On the cover of today's Denver Post, the temple shooting is relegated to a tease on a left-side rail:

Moreover, the paper's home page places the story below a report about the Mars rover and the successful qualification of local Olympian Jenny Simpson: Such placement is actually quite typical of what we've seen this morning on a national scale. The Today show's web page has the shooting up top, in an even more prominent position than its interview with another home-state Olympian, Missy Franklin.... ...but Google News put Mars first when we checked.... ...and the New York Times' placement nearly requires cursor movement to find.... Since these decisions were made independently, rather than by some all-powerful press cabal, we can only speculate about motivations.

Perhaps editors and producers felt that after two weeks-plus of Aurora theater shooting coverage, news consumers were already overwhelmed by reports about mass shootings. Maybe the fact that the body count is (fortunately) lower and the killer, identified as former Army soldier Wade Michael Page, is already dead makes the incident moderately less gripping.

But you can bet some observers will also surmise that the setting of the shooting -- a worship space used by followers of a religion that may seem foreign to many American viewers -- makes the story less "relatable," in industry parlance. And while no one would dare admit to similar thinking about victims like Amardeep Kaleka, son of the temple's president, such charges will undoubtedly be forthcoming from some quarters.

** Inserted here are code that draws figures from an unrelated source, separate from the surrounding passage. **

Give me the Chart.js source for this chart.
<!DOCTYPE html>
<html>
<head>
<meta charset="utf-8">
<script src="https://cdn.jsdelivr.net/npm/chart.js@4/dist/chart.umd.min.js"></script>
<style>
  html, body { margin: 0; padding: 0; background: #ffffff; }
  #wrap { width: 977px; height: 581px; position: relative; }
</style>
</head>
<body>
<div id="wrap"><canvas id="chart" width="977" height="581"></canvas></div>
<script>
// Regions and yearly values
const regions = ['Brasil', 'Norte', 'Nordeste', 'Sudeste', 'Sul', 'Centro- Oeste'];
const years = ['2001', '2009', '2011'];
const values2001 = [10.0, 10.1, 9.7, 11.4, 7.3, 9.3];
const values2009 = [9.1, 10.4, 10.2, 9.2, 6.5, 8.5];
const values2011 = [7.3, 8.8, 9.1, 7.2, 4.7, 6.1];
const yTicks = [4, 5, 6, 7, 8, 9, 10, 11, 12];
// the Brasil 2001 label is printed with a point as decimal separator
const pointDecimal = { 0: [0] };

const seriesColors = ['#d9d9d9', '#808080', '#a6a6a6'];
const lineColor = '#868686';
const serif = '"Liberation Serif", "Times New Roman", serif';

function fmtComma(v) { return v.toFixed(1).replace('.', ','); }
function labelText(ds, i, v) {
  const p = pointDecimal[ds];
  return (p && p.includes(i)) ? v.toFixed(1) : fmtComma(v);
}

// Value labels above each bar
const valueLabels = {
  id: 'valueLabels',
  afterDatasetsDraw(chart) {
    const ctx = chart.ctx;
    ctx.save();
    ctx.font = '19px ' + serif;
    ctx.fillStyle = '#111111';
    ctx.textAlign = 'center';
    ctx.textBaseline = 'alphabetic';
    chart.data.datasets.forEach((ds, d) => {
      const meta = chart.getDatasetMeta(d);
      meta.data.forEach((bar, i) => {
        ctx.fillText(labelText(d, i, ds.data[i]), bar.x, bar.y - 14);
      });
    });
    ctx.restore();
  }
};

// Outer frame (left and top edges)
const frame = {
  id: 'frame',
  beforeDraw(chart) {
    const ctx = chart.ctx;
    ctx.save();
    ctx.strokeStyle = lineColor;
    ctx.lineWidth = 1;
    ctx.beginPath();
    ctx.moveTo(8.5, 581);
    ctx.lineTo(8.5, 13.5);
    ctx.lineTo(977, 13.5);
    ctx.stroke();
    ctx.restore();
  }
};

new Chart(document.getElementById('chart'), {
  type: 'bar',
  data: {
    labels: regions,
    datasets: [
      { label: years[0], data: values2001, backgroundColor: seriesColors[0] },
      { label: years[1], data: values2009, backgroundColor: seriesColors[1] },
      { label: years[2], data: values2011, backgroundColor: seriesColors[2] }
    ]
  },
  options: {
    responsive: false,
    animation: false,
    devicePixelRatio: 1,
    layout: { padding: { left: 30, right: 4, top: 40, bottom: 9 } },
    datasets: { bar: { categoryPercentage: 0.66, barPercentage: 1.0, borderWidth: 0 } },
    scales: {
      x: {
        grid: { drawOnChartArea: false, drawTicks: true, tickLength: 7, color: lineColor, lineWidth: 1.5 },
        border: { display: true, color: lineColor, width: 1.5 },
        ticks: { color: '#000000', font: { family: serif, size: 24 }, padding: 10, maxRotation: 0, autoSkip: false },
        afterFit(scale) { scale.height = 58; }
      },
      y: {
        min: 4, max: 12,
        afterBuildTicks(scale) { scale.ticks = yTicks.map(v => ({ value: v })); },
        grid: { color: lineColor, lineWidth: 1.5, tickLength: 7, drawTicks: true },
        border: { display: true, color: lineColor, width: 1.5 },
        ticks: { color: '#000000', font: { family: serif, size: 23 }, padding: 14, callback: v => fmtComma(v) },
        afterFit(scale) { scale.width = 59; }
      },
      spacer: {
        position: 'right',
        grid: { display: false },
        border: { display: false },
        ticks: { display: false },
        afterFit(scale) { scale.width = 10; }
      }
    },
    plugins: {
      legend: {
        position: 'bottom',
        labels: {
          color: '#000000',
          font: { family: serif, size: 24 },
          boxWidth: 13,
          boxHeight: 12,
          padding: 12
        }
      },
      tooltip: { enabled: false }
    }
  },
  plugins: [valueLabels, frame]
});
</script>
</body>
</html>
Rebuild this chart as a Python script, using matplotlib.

Whatever the case, we'd urge national news agencies to give plenty of attention to the Wisconsin tragedy. No telling at this point whether it was based on racism and bigotry, as opposed to the apparent madness that likely fueled what happened in Aurora. But if that's the case, or even if it's not, this is an important story to tell whether or not the public is exhausted by such grim subject matter -- and regardless of the multiple syllables in the victims' names.